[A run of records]

###

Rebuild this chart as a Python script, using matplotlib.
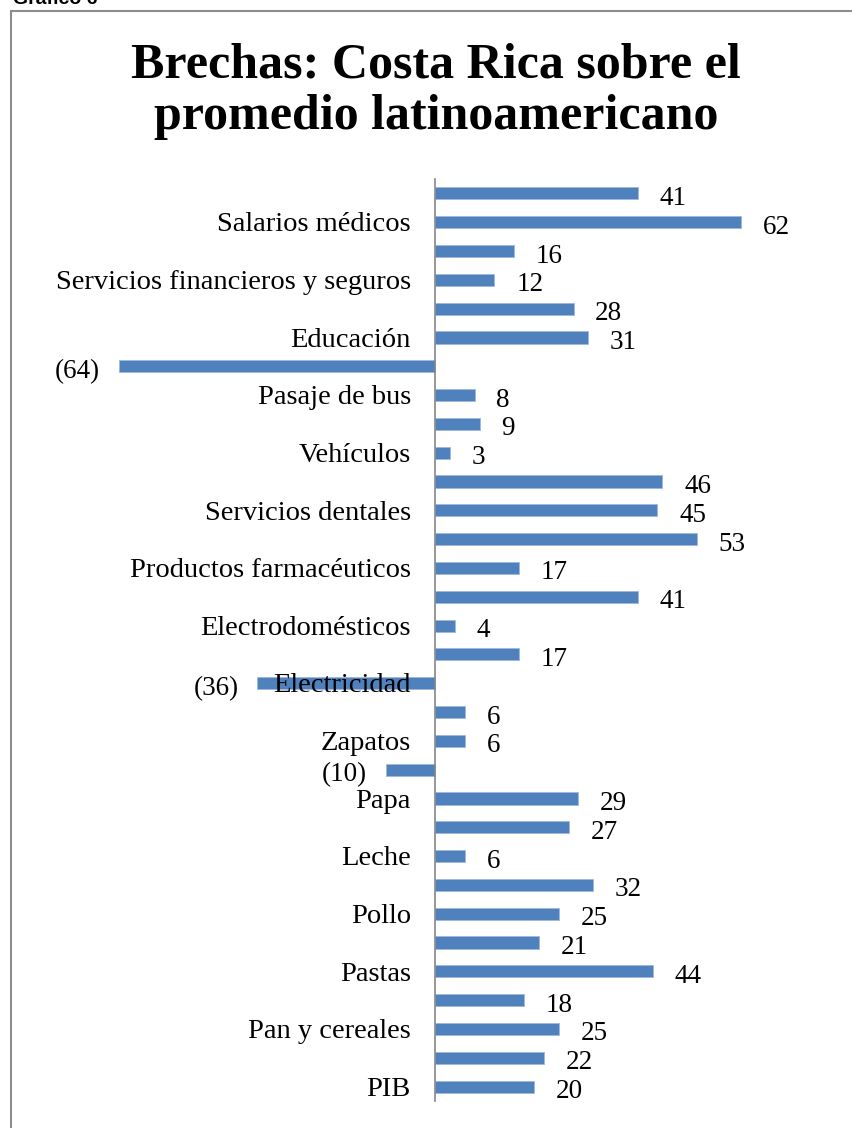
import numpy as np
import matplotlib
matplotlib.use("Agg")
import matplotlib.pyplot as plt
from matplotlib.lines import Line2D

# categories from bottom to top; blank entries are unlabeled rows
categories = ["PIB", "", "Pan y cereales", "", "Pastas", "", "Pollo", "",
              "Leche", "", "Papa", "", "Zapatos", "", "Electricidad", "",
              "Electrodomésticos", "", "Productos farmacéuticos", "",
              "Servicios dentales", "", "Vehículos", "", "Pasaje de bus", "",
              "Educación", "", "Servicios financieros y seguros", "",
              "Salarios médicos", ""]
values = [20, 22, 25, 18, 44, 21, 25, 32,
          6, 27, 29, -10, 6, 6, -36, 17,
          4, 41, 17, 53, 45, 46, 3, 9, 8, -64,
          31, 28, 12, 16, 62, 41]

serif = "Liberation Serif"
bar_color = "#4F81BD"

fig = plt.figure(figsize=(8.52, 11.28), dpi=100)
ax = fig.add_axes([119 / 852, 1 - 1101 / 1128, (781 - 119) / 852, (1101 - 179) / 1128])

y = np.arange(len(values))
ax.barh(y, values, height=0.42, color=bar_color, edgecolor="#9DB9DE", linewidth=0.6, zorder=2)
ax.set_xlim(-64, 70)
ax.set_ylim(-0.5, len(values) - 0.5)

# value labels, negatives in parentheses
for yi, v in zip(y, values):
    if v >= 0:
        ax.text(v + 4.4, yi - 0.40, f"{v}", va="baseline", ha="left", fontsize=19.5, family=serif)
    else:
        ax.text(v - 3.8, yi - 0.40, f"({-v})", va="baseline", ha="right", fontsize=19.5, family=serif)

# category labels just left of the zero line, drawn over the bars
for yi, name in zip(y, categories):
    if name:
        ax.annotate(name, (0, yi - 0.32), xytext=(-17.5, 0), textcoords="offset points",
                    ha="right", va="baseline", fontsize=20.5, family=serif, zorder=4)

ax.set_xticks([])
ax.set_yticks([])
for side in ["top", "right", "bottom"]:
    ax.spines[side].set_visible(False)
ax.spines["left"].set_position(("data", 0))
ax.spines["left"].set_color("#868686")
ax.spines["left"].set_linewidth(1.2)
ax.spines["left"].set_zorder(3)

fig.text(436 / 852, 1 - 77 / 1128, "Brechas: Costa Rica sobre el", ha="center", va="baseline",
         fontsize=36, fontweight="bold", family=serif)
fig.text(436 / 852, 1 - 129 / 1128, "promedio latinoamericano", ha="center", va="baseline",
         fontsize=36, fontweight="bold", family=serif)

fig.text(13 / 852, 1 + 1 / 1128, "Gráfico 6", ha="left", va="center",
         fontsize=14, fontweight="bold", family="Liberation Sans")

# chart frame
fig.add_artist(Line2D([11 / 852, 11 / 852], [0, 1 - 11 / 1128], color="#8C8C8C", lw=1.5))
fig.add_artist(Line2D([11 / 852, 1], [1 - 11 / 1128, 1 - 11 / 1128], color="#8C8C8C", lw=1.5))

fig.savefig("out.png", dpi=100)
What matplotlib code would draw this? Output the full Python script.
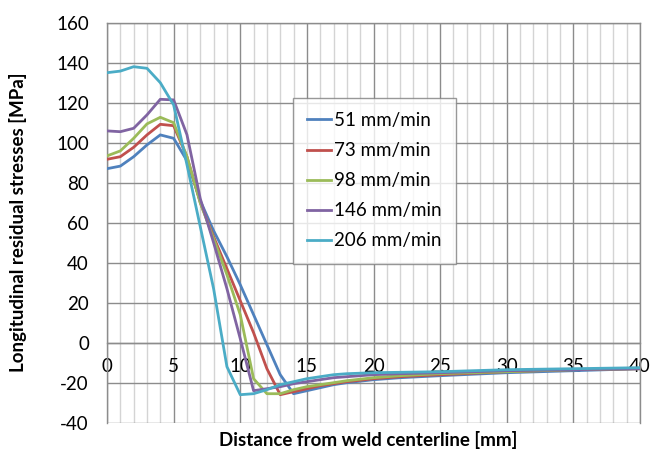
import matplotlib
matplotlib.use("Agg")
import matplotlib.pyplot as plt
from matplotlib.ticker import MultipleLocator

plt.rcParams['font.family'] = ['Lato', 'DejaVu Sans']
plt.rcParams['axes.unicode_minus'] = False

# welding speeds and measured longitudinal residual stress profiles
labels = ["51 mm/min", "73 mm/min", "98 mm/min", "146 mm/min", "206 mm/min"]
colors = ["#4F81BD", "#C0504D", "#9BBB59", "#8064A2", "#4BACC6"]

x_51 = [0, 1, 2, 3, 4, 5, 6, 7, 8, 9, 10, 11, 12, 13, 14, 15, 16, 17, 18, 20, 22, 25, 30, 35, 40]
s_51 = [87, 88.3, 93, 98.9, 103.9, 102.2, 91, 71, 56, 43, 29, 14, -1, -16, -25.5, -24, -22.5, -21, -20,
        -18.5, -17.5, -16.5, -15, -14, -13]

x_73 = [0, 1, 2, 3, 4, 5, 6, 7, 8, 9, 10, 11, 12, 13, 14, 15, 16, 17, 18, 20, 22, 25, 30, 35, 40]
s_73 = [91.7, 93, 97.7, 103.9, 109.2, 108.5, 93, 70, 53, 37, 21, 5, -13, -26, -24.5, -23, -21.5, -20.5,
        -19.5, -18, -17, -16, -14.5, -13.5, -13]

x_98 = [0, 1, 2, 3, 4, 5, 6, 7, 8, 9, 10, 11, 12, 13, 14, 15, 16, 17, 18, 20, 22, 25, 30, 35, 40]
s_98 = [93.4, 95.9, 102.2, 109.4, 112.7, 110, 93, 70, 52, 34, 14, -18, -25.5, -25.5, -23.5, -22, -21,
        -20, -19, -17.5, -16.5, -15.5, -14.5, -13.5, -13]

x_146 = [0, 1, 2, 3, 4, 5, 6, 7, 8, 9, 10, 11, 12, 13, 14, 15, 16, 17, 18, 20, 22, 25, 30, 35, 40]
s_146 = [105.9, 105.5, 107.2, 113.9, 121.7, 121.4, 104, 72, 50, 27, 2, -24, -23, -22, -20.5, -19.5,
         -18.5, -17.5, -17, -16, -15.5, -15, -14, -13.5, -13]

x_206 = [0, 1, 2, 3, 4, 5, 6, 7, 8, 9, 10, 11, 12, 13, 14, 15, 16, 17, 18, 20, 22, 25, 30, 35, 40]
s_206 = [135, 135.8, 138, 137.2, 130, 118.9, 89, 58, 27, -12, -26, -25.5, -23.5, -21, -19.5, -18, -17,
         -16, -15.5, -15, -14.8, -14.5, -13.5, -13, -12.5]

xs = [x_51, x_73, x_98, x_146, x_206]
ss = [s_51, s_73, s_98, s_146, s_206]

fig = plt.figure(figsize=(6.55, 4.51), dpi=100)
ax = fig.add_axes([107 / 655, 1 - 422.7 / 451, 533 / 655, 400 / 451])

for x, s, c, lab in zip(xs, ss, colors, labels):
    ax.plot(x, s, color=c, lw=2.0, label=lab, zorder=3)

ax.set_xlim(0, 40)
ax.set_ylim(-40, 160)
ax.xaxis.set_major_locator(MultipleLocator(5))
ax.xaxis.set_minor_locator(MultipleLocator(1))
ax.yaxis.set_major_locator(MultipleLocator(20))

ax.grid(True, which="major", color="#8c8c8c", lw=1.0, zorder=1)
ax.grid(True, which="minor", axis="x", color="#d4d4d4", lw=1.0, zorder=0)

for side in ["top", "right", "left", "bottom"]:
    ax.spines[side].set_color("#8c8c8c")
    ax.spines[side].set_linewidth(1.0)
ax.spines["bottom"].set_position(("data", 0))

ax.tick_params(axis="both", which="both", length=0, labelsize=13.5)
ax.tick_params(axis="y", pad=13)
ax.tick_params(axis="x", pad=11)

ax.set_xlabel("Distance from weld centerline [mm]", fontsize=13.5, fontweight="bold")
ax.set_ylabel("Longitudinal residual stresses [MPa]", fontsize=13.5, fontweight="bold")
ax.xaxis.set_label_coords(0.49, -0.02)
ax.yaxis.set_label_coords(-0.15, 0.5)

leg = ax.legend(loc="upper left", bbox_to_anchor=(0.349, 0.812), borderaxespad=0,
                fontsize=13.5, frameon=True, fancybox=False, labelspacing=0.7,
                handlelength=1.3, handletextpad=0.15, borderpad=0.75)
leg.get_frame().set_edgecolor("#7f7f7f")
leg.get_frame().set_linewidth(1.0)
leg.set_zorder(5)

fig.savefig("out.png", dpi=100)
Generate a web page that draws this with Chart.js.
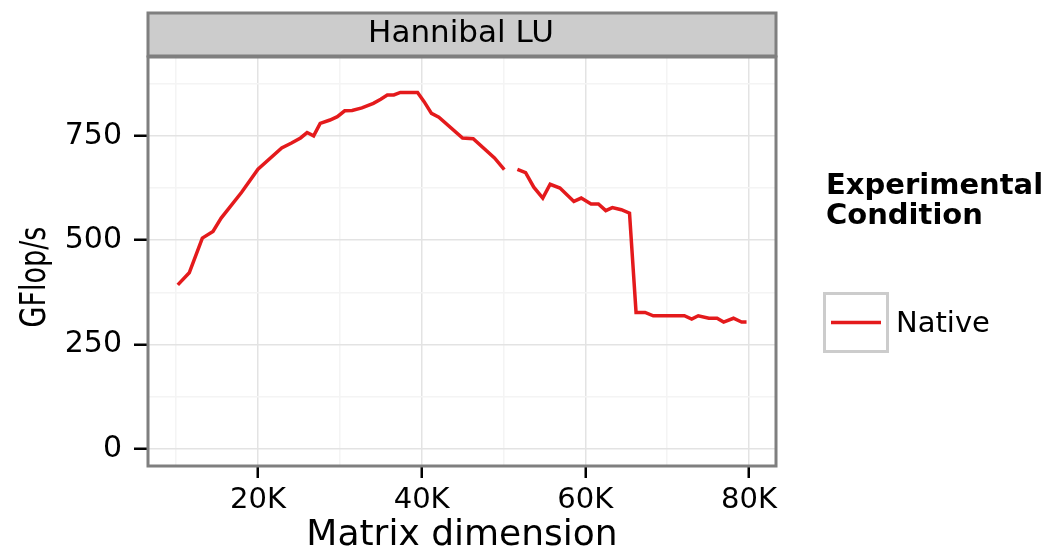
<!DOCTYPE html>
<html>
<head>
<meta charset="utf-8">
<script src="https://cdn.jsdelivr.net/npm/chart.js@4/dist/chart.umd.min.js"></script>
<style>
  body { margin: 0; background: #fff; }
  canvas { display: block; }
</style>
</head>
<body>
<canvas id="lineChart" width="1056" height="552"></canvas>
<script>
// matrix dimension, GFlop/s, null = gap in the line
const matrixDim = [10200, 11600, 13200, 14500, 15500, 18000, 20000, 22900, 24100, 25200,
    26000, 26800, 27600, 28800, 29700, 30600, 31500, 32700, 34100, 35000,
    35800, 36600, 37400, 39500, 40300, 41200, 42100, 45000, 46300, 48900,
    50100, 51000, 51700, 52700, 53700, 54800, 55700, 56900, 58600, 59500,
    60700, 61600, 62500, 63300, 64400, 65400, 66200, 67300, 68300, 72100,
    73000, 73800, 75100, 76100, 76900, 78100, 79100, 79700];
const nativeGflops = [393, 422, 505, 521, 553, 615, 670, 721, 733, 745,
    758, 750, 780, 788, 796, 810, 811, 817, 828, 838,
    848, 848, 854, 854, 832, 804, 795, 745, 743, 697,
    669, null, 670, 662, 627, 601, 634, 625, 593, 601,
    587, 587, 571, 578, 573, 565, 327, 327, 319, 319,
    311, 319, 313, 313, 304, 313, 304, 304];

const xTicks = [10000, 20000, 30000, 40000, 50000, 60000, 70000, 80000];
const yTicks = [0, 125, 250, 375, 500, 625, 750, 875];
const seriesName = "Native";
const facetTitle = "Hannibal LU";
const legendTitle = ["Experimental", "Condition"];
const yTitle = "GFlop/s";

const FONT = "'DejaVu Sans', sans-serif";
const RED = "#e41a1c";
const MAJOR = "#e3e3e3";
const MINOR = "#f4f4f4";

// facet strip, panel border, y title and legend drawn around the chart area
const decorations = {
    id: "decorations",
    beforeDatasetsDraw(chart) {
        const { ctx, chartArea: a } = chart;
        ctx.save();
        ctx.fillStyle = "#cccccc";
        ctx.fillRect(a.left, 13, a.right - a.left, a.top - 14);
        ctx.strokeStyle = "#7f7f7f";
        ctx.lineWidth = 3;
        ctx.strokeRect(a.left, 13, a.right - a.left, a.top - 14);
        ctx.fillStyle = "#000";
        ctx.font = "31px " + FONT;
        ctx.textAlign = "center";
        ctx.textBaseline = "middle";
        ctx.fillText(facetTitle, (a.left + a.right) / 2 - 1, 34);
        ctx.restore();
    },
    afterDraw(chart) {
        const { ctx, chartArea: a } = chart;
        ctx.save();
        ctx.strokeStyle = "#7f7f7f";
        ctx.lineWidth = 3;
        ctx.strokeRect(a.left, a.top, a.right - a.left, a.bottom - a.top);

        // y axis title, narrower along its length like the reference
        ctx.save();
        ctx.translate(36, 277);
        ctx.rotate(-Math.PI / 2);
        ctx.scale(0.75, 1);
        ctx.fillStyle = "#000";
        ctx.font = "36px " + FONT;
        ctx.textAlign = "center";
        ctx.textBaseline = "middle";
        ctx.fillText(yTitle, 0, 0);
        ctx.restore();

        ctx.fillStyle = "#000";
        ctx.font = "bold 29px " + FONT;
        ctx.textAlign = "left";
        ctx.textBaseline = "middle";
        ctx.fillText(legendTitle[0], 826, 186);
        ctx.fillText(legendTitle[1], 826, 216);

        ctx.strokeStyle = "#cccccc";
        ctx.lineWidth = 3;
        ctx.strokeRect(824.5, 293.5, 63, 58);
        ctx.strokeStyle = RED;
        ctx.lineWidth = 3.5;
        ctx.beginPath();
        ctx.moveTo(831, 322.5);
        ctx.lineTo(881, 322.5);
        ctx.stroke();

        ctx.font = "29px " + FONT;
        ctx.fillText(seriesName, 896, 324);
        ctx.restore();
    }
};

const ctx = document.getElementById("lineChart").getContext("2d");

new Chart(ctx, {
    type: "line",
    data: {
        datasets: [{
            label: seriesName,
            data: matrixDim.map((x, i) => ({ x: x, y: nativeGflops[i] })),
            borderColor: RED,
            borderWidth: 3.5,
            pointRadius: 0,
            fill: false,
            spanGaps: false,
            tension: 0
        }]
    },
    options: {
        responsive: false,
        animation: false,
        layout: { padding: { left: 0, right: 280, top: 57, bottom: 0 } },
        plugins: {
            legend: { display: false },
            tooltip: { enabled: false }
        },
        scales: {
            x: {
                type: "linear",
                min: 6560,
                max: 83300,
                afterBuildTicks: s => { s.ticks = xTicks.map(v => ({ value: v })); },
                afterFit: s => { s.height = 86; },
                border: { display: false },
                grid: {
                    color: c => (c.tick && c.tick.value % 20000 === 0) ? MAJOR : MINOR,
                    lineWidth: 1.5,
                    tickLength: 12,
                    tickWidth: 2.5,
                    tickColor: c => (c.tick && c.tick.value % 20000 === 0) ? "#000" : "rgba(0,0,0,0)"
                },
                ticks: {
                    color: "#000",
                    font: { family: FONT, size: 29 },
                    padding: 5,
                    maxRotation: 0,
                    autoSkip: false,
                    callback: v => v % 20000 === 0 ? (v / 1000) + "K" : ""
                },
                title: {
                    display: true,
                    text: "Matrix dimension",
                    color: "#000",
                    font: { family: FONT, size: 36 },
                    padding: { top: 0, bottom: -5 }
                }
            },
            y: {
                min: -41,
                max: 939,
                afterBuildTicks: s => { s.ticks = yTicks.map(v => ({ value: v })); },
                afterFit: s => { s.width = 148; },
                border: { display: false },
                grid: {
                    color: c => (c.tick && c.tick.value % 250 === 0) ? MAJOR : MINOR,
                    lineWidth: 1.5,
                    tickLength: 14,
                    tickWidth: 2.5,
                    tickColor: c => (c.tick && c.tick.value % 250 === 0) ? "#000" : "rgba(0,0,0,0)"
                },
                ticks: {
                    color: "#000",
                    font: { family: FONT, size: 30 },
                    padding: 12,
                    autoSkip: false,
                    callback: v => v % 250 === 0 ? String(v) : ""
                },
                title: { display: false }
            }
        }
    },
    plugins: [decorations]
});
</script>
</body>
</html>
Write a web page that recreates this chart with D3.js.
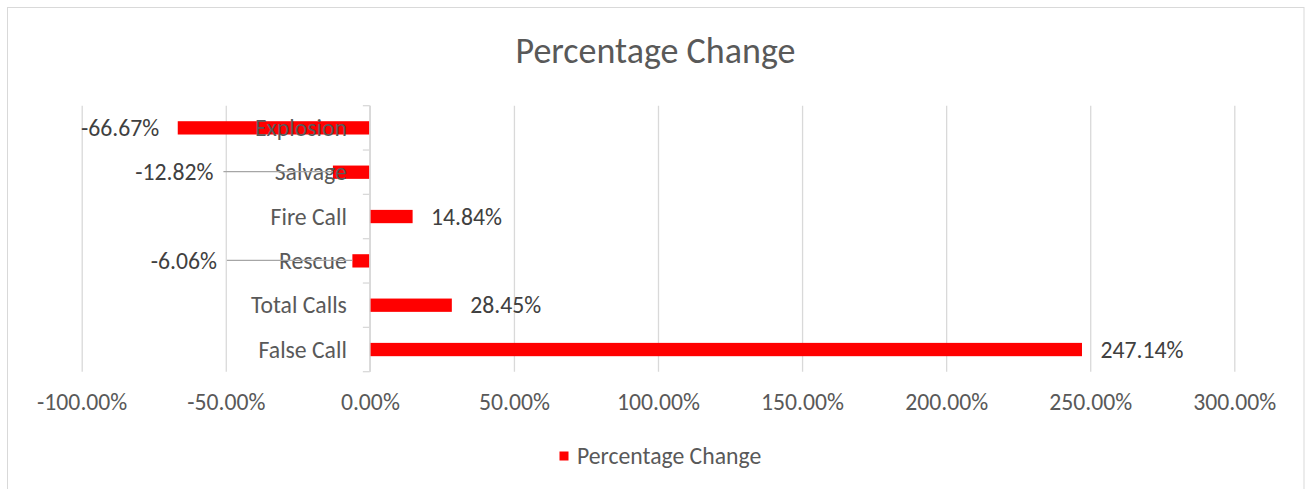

###

THE REQUEST> Check each line of the entries above, and show every one holding the word "that".

EXPECTED ANSWER>
Generate a web page that draws this with Chart.js.
Write a web page that recreates this chart with D3.js.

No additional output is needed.